Codon

Codons zijn groepjes van drie opeenvolgende nucleotiden in het mRNA (gekleurd), die elk overeenkomen met een specifiek aminozuur. Genetische informatie in DNA kan zo 'vertaald' worden naar functionele eiwitmoleculen.

Een codon, ook wel triplet genoemd, is een drietal opeenvolgende nucleotiden in het messenger-RNA (mRNA), die elk een bepaald aminozuur specificeren bij de codering van genetische informatie.[1] In het mRNA komen vier verschillende nucleotiden voor: adenine (A), cytosine (C), guanine (G) en uracil (U). Tijdens de translatie worden de codons één voor één afgelezen door het ribosoom. Op basis van de codonvolgorde wordt een aminozuurketen gevormd.

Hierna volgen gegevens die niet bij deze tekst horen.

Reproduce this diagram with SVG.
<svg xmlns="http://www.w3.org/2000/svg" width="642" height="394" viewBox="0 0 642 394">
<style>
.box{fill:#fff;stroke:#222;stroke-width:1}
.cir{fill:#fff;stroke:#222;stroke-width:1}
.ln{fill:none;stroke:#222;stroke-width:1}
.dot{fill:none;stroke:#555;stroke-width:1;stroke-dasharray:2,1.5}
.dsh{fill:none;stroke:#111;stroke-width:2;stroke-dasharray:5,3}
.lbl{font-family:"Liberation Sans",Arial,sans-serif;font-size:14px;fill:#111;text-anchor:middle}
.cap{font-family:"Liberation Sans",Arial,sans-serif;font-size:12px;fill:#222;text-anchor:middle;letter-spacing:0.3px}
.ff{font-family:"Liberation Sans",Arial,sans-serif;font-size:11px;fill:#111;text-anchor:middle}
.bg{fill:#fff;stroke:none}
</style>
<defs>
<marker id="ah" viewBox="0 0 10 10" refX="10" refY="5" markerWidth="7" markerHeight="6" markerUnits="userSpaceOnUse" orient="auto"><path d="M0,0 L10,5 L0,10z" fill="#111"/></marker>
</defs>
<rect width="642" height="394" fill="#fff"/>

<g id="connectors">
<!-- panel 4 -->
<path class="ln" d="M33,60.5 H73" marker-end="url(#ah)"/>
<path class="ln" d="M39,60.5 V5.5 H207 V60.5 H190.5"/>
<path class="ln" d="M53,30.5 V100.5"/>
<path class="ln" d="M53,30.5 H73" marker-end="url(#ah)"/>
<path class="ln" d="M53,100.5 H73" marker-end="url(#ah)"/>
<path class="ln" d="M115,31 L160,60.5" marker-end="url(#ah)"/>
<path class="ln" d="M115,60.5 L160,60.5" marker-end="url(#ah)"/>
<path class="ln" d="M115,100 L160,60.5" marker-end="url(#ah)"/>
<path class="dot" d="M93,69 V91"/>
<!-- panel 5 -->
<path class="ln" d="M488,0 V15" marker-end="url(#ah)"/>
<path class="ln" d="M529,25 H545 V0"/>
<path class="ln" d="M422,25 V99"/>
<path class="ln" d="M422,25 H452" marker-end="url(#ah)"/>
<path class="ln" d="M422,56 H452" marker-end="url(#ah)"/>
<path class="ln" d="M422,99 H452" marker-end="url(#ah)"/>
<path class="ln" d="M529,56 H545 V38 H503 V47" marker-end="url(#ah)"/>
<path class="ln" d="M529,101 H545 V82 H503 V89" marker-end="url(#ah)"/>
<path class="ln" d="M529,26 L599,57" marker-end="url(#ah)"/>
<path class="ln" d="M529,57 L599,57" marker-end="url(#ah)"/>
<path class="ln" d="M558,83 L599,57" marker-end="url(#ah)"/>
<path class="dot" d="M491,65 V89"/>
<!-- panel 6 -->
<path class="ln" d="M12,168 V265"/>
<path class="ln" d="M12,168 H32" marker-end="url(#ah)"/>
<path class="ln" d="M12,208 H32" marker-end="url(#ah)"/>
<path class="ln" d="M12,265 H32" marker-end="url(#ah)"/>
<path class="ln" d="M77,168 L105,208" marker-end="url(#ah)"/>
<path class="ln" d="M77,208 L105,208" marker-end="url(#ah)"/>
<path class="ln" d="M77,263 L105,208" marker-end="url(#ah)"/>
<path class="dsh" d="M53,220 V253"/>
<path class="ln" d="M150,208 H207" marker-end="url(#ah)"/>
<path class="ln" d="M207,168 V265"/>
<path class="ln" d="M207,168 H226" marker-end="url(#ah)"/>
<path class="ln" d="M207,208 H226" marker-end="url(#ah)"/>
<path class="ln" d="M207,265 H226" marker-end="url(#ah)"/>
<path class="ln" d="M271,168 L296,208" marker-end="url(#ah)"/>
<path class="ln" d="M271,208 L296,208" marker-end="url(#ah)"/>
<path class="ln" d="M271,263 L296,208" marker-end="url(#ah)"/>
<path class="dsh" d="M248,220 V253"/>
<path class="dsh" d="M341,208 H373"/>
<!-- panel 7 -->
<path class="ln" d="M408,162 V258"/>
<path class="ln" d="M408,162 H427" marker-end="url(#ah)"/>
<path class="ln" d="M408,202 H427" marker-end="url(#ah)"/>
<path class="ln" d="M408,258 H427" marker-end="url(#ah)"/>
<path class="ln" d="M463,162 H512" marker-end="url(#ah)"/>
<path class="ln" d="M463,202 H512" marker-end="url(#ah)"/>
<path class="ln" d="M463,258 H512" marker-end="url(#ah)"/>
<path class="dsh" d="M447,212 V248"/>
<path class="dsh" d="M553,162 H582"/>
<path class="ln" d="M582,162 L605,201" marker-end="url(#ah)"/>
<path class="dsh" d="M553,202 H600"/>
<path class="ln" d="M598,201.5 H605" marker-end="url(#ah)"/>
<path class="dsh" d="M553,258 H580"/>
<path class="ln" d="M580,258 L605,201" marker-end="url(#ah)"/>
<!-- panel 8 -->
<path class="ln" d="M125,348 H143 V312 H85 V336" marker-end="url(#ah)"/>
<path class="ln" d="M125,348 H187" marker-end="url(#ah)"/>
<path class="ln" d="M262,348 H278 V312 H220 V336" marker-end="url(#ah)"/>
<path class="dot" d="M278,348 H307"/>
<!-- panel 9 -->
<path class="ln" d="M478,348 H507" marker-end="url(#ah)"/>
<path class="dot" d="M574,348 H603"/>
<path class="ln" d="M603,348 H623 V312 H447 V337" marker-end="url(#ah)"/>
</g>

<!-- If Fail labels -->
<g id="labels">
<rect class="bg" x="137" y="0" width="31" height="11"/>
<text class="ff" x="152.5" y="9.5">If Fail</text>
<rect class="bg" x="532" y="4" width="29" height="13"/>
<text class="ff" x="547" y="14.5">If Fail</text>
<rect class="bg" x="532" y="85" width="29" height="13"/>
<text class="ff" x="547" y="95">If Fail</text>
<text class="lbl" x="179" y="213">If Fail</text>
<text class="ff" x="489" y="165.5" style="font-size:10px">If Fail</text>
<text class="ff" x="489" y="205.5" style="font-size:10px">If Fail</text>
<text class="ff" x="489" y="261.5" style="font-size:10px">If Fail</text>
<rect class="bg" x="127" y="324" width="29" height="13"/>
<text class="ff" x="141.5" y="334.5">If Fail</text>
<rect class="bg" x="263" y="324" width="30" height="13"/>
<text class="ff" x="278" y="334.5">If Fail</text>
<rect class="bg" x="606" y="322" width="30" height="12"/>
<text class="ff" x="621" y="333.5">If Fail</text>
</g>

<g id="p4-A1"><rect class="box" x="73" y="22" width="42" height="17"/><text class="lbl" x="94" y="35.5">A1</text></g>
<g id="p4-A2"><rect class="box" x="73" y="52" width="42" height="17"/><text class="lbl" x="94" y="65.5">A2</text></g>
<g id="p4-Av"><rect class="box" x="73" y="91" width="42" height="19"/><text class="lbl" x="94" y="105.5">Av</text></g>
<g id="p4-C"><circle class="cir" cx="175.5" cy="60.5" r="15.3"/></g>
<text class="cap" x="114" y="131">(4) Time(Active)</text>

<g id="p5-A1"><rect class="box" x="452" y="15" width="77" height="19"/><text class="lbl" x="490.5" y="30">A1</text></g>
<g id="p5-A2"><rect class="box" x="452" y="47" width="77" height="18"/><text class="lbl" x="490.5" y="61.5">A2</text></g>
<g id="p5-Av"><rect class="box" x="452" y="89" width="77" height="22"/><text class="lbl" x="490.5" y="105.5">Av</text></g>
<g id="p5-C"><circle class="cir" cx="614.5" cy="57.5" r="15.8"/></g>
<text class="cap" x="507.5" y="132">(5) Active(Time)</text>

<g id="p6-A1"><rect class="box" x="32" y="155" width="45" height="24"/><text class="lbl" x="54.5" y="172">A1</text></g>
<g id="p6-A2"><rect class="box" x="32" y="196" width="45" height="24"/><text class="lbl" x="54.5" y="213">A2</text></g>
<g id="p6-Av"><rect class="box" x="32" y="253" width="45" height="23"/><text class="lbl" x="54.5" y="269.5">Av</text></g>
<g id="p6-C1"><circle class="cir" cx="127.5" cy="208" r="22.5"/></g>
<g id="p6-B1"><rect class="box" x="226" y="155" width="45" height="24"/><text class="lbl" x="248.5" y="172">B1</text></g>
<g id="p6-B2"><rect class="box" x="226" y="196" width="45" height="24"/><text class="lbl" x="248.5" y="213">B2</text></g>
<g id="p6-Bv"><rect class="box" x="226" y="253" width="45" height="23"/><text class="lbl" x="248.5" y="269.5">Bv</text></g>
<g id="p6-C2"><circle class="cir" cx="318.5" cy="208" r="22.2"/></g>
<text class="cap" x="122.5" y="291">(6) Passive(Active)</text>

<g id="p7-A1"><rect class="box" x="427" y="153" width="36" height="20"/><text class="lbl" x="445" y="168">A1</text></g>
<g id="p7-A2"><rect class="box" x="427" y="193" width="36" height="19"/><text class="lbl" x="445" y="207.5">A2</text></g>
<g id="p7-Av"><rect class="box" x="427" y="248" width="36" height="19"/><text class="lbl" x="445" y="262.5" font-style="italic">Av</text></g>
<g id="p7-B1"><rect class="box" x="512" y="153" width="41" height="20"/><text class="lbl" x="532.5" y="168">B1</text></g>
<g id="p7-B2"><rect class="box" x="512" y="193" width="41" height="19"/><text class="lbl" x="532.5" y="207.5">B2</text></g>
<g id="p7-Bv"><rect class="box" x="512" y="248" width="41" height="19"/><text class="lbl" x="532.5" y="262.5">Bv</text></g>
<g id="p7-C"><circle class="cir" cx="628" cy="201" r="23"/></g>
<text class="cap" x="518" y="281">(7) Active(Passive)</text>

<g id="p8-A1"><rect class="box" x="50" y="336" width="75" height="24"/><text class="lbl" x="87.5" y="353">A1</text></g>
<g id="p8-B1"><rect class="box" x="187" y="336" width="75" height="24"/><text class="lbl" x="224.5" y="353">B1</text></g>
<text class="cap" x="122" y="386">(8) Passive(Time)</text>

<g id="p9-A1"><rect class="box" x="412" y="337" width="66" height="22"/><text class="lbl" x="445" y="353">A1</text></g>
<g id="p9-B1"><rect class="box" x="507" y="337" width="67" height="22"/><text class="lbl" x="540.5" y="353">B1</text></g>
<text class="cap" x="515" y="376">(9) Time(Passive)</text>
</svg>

Er zijn 64 mogelijke combinaties van nucleotiden binnen een triplet mogelijk. De meeste aminozuren worden niet door één, maar door meerdere codons gespecificeerd. Het aminozuur glycine wordt bijvoorbeeld gecodeerd door de codons GGU, GGC, GGA en GGG. Dergelijke codons – die voor hetzelfde aminozuur coderen – heten synonieme codons. Ze verschillen vaak alleen in de nucleotide op de derde positie (wiebelbase).[2] Een overzicht van alle codons met bijbehorende aminozuren staat vermeld in de codontabellen van DNA en RNA.

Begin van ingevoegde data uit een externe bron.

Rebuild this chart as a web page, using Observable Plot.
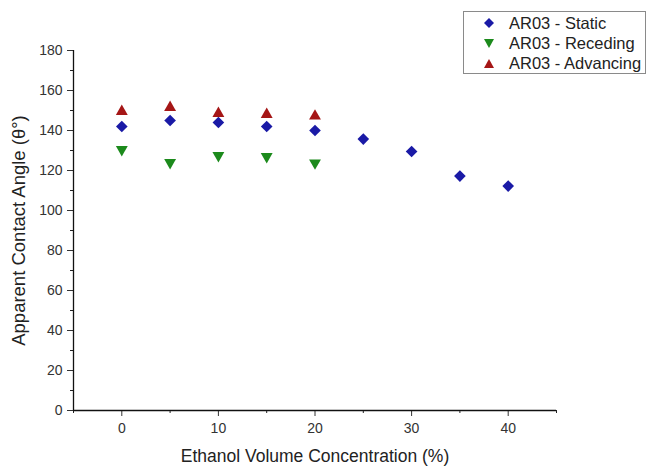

In een levende cel wordt niet ieder van de synonieme codons even vaak gebruikt. Er is sprake van een voorkeur voor bepaalde codons, en deze voorkeur verschil sterk van organisme tot organisme. Het codongebruik hangt samen met de beschikbaarheid van tRNA's en met het GC-gehalte in het genoom.[2] Bij het maken van een genconstruct is het vaak belangrijk om codons zo te kiezen dat ze aangepast zijn aan het preferente codongebruik van de gastheer.

  1. (en) King RC, Mulligan PK, Standsfield W. (2013). A Dictionary of Genetics, 7th. Oxford University Press, "codon", p. 91. ISBN 978-0-19-976644-4.
  2. a b (en) Van Straalen, N. (2019). Encyclopedie van de evolutiebiologie. Ensie, "Codon". ISBN 978-90-903188-2-0.